Inki and the Minah Bird is a 1943 Merrie Melodies short directed by Chuck Jones. The short features Inki and was released on November 13, 1943.

Plot
Inki is an African child who runs into a denture-wearing lion while hunting with a spear. The lion then chases the young native all over the place. The minah bird joins forces with Inki against the mighty lion, but proceeds to mess everything up for all.

Home media
 VHS
Inki & the Minah Bird (released by Troy Gold in 1988) - re-released by Burbank Video in 1991
 Kartoon Klassics Volume 10 (released by Viking Video Classics in 1986) - re-released by Burbank Video in 1991
 Laserdisc
The Golden Age of Looney Tunes: Volume 3, Side 3 (released by MGM/UA Home Video)
 DVD
Cartoon Craze Presents: Donald Duck / Woody Woodpecker: Pantry Panic (released by Digiview Productions)

Notes and bans
Inki and the Minah Bird was the only Inki short to fall into the public domain; all the rest in the series are under copyright.

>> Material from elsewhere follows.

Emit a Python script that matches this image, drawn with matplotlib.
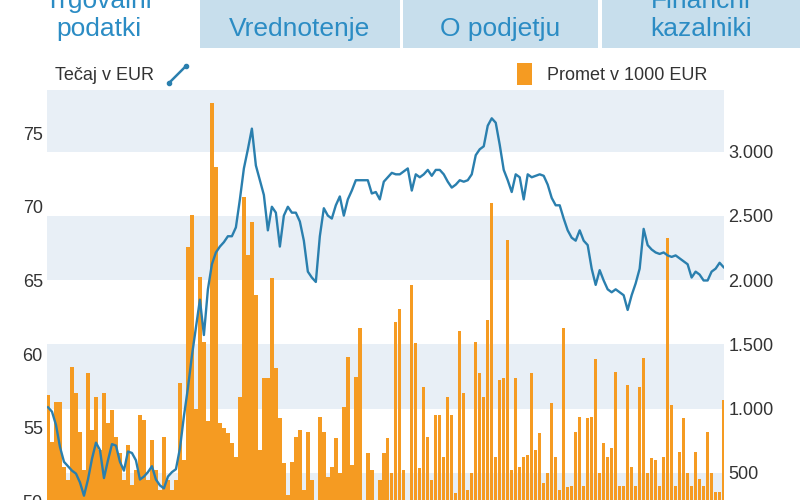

Because this cartoon portrays stereotypes of Indian and black cultures, it is no longer included in USA television packages, along with the other four Inki shorts. It includes scenes or situations that portray potentially offensive, negative or otherwise socially unacceptable content which may be perceived as fostering stereotypes of African-Americans.